In my work life, staff meetings often involve one or two long-winded colleagues telling war stories while the rest of us feel like POWs. At meetings for one volunteer gig, we’d advance an issue nearly to completion…and then stop just short of resolution.

I became the master of excuses why I couldn’t make the meetings (but that’s a story for another day). Here’s what I wish my editors and board chairman had known.

Before the meeting, make an agenda. Don’t waste more time by having people read reports during the meeting. Instead, provide the minutes, the agenda and any supporting documents to all team members in advance so they can digest them beforehand.

Start on time. Don’t reward latecomers by waiting on them. Waiting is unfair to those who made the effort to be on time. People will be more likely to on time if they know you’ll start with those present. Arriving late to find out a meeting hasn’t even started provides no incentive to arrive promptly next time.

Respect everyone’s time. Schedule all items related to one team consecutively so that team can leave early or, with approval, arrive later. If one person must come to the meeting only to present one five-minute report, don’t schedule that person at the end and make her suffer, er, sit, through the entire meeting. Respect her time and schedule her at the beginning and allow her to go home to her husband, daughter, favorite novel or all three.

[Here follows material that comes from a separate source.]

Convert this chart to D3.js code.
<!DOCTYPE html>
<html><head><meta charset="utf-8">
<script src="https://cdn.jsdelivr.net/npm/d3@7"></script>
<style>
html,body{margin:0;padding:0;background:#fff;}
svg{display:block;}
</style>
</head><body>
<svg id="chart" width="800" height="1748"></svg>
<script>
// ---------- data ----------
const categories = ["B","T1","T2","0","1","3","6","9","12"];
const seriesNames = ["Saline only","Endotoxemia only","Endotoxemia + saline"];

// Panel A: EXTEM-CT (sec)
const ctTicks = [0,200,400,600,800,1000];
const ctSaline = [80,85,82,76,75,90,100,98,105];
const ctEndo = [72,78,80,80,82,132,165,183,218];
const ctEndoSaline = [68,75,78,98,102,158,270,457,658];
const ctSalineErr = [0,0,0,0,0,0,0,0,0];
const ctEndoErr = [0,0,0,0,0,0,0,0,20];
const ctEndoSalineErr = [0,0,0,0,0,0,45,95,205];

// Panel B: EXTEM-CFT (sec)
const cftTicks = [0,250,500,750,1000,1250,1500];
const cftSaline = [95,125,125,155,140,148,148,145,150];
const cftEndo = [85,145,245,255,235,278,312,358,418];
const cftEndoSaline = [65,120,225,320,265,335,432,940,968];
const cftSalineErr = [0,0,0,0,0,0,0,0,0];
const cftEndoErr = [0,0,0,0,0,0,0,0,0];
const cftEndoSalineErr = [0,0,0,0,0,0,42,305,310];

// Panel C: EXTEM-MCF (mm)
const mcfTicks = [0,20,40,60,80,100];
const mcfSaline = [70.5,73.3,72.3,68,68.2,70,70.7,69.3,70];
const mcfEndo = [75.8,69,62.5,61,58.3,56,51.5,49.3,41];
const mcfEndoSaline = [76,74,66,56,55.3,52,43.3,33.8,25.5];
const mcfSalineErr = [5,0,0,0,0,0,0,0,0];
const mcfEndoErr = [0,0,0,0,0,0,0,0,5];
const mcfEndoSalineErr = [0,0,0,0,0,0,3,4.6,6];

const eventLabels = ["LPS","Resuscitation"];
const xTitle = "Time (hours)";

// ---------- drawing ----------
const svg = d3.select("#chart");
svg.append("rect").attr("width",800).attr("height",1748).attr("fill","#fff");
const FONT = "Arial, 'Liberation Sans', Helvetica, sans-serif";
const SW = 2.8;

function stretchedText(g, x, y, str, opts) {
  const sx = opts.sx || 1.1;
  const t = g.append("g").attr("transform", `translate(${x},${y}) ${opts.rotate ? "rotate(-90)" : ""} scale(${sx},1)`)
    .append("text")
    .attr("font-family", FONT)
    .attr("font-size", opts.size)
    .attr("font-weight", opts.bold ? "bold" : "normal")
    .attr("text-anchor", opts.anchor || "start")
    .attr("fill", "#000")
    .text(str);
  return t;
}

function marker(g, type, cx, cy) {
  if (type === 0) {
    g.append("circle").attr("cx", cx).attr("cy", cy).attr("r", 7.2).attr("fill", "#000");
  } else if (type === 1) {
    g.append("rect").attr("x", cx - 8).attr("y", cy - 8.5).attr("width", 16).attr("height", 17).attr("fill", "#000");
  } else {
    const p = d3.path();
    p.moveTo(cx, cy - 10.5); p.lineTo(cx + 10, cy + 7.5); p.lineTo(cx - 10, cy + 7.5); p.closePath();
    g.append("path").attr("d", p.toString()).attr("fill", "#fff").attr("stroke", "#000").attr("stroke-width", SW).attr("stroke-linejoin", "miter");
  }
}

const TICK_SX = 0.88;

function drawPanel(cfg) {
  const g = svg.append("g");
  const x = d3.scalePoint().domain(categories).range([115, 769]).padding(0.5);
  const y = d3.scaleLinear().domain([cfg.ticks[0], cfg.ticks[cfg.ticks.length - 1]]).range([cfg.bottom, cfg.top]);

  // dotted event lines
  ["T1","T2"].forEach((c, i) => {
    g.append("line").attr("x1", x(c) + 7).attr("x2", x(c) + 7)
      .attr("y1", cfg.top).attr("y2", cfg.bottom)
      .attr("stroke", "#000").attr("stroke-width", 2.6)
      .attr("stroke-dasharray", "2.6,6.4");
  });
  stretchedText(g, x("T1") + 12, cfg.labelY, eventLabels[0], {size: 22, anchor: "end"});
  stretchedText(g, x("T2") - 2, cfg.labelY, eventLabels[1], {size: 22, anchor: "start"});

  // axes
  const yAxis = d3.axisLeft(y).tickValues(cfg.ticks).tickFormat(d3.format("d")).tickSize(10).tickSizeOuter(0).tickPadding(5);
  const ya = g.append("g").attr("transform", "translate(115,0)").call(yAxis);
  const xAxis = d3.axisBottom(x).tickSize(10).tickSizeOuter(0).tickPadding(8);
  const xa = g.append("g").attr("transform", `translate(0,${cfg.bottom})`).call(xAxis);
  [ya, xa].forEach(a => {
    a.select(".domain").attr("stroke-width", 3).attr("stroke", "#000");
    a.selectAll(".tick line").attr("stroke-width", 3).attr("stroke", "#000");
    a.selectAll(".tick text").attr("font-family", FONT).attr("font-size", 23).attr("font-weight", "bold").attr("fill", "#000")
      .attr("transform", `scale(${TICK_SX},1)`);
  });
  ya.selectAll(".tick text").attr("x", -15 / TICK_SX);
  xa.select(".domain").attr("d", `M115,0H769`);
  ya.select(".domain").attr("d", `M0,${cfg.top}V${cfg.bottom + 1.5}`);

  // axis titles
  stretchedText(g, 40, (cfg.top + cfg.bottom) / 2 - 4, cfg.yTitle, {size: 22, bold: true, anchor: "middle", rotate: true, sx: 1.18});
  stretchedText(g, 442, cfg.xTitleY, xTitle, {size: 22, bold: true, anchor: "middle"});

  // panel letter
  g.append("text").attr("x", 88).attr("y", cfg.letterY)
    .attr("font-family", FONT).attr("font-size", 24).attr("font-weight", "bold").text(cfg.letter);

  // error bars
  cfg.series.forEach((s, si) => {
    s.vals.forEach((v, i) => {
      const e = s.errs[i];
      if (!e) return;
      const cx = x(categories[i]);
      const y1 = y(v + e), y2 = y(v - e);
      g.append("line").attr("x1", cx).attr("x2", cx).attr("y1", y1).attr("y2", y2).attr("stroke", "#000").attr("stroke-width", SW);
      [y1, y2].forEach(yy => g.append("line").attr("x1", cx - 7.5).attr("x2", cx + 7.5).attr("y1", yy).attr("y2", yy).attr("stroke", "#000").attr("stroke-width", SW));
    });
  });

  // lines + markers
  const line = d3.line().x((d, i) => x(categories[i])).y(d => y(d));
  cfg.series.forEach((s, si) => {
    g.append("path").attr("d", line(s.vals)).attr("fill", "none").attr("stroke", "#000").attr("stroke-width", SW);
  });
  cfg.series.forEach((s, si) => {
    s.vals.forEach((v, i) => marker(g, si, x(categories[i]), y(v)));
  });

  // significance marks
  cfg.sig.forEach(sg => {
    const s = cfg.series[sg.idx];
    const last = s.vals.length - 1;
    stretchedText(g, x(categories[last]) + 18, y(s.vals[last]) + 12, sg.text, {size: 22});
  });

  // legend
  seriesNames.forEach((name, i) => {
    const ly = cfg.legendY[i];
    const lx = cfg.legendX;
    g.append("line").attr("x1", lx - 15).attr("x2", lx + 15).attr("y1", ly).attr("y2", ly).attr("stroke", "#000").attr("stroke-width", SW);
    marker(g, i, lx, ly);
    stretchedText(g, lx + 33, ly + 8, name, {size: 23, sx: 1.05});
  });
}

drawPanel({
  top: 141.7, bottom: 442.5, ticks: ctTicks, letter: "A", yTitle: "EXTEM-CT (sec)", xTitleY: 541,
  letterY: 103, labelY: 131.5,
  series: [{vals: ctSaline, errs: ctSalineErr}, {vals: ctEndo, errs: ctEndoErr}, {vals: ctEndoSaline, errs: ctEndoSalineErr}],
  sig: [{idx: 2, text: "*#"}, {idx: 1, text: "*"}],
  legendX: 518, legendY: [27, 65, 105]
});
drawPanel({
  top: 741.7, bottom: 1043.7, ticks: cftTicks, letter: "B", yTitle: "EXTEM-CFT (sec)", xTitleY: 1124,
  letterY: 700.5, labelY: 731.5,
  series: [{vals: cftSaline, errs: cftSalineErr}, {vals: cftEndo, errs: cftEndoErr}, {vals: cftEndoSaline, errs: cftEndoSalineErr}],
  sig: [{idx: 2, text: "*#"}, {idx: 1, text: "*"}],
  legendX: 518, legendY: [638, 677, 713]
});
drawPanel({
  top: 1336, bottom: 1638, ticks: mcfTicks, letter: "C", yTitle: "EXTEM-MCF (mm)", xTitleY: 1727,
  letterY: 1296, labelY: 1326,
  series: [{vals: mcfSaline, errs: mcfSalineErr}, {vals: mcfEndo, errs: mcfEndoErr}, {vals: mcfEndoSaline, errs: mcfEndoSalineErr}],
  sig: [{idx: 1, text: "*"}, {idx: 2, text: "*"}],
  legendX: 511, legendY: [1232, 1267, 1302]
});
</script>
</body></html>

End on time. Set the length of the entire meeting and for each agenda item to help keep everyone on track. If one item is going past its allotted time, call for a vote or table the item until the next meeting and allow more time. Remind a long-winded speaker of the time limit for his agenda item. Another trick: when that verbose talker says something vaguely on-topic, cut in with, “That’s interesting. Hey Don, do you think that’s a good idea?” Hear another opinion, then move on. Schedule meetings right before lunch to provide extra incentive to be quick. If necessary, use an inanimate third party—a timer—to let speakers know when they have one minute left to speak. “Sorry John, the timer says you need to wrap it up!”

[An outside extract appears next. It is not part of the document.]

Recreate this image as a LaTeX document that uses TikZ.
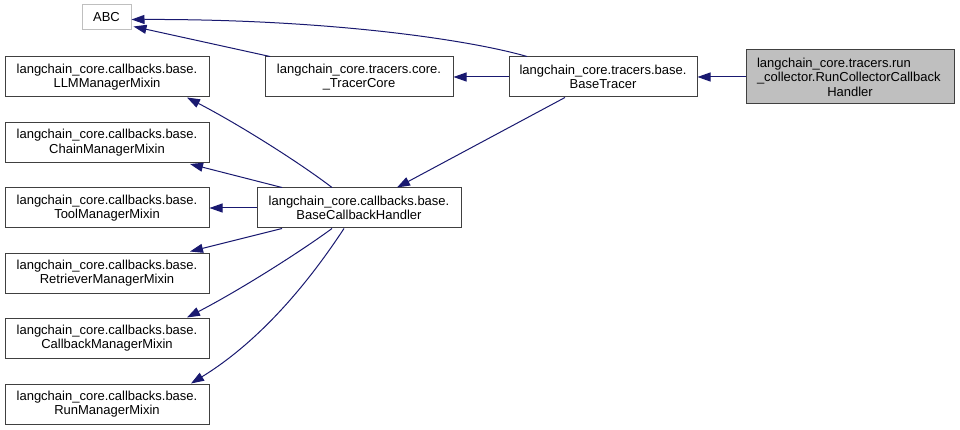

Determine if comments are relevant. At one Board of Supervisors’ regular meeting in a Virginia county, the public comment time at the beginning of each meeting typically brings gadflies to talk about national issues the board has little or no control over—such as the United Nations and the Second Amendment.

Avoid wasting time on the same topic year after year. Every year, one large volunteer group board debated whether to hold a banquet honoring older members. And every year, the same issues related to the banquet came up as experienced board members rotated off the board and new board members rotated on. It would have saved time to present in advance supporting information that listed the pros, cons and previous year’s talking points.

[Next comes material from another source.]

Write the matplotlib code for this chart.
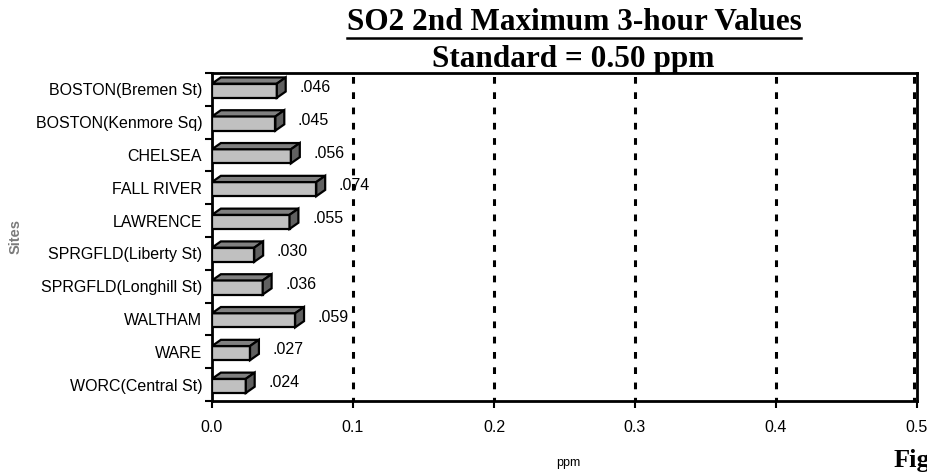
import matplotlib
matplotlib.use("Agg")
import matplotlib.pyplot as plt
from matplotlib.patches import Polygon
from matplotlib.lines import Line2D

# SO2 2nd maximum 3-hour values by monitoring site (ppm)
SITES = [
    "BOSTON(Bremen St)",
    "BOSTON(Kenmore Sq)",
    "CHELSEA",
    "FALL RIVER",
    "LAWRENCE",
    "SPRGFLD(Liberty St)",
    "SPRGFLD(Longhill St)",
    "WALTHAM",
    "WARE",
    "WORC(Central St)",
]
VALUES = [0.046, 0.045, 0.056, 0.074, 0.055, 0.030, 0.036, 0.059, 0.027, 0.024]
LABELS = [".046", ".045", ".056", ".074", ".055", ".030", ".036", ".059", ".027", ".024"]
XTICKS = [0.0, 0.1, 0.2, 0.3, 0.4, 0.5]

FRONT = "#c0c0c0"
TOP = "#808080"
SIDE = "#606060"
SANS = "Liberation Sans"
SERIF = "Liberation Serif"

fig = plt.figure(figsize=(9.28, 4.75), dpi=100)
ax = fig.add_axes([0.2284, 0.1558, 0.7597, 0.6905])

n = len(SITES)
ypos = list(range(n))[::-1]   # first site at the top
h = 0.43                        # front face height
dx = 0.0063                     # 3D depth (x, data units)
dy = 0.19                       # 3D depth (y, category units)
yoff = -0.04                    # front face sits a bit below row centre

for y, v, lab in zip(ypos, VALUES, LABELS):
    y0 = y + yoff - h / 2
    y1 = y + yoff + h / 2
    ax.barh(y + yoff, v, height=h, color=FRONT, edgecolor="black",
            linewidth=1.6, zorder=3)
    top = Polygon([(0, y1), (v, y1), (v + dx, y1 + dy), (dx, y1 + dy)],
                  closed=True, facecolor=TOP, edgecolor="black",
                  linewidth=1.6, zorder=3)
    side = Polygon([(v, y0), (v + dx, y0 + dy), (v + dx, y1 + dy), (v, y1)],
                   closed=True, facecolor=SIDE, edgecolor="black",
                   linewidth=1.6, zorder=3)
    ax.add_patch(top)
    ax.add_patch(side)
    ax.text(v + 0.016, y + 0.06, lab, ha="left", va="center",
            fontsize=11.5, family=SANS, zorder=4)

ax.set_xlim(0, 0.5)
ax.set_ylim(-0.5, n - 0.5)

# dashed vertical gridlines (the 0.5 one sits just inside the frame)
for xv in XTICKS[1:]:
    xx = xv - 0.002 if xv == XTICKS[-1] else xv
    ax.axvline(xx, color="black", linewidth=2.2, linestyle=(1, (2.2, 2.8)),
               zorder=2)

ax.set_xticks(XTICKS)
ax.set_xticklabels([f"{t:.1f}" for t in XTICKS], fontsize=11.5, family=SANS)
ax.set_yticks(ypos)
ax.set_yticklabels(SITES, fontsize=11.5, family=SANS)
ax.tick_params(axis="y", length=0, pad=7)
ax.tick_params(axis="x", length=5, width=1.5, direction="out", pad=9)

# y ticks at the category boundaries
ax.set_yticks([i - 0.5 for i in range(n + 1)], minor=True)
ax.tick_params(axis="y", which="minor", length=5, width=1.5, direction="out")

for s in ax.spines.values():
    s.set_linewidth(2)

fig.text(16 / 928, 1 - 236 / 475, "Sites", rotation=90, ha="center",
         va="center", fontsize=10.5, color="#7a7a7a", fontweight="bold",
         family=SANS)
fig.text(568 / 928, 1 - 463 / 475, "ppm", ha="center", va="center",
         fontsize=9, family=SANS)

t1 = fig.text(574 / 928, 1 - 23 / 475, "SO2 2nd Maximum 3-hour Values",
              ha="center", va="center", fontsize=22.5, fontweight="bold",
              family=SERIF)
fig.text(573 / 928, 1 - 60 / 475, "Standard = 0.50 ppm", ha="center",
         va="center", fontsize=22.5, fontweight="bold", family=SERIF)
fig.text(894 / 928, 1 - 467 / 475, "Figure", ha="left", va="baseline",
         fontsize=19, fontweight="bold", family=SERIF)

# underline the first title line
fig.canvas.draw()
bb = t1.get_window_extent().transformed(fig.transFigure.inverted())
uy = 1 - 38 / 475
fig.add_artist(Line2D([bb.x0, bb.x1], [uy, uy], transform=fig.transFigure,
                      color="black", linewidth=1.8))

fig.savefig("out.png", dpi=100)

Set the tone. As a team leader, be tactful, gentle and calm. Respect everyone equally. People will notice if some attendees get special treatment while others are ignored. Don’t take things personally or get defensive. You will have to make tough calls—leave the emotions at home.

Think collaboratively. Don’t dominate the meeting or allow others to dominate. Ask for comments from those who haven’t spoken yet. Some people need encouragement to share their thoughts.

Special touches work. Use humor to get people’s attention and communicate tough ideas. Express appreciation genuinely and appropriately.

If the leader is the problem, that’s tough. You can always send him the link to this story—or to be anonymous, cut it out and leave it in her inbox.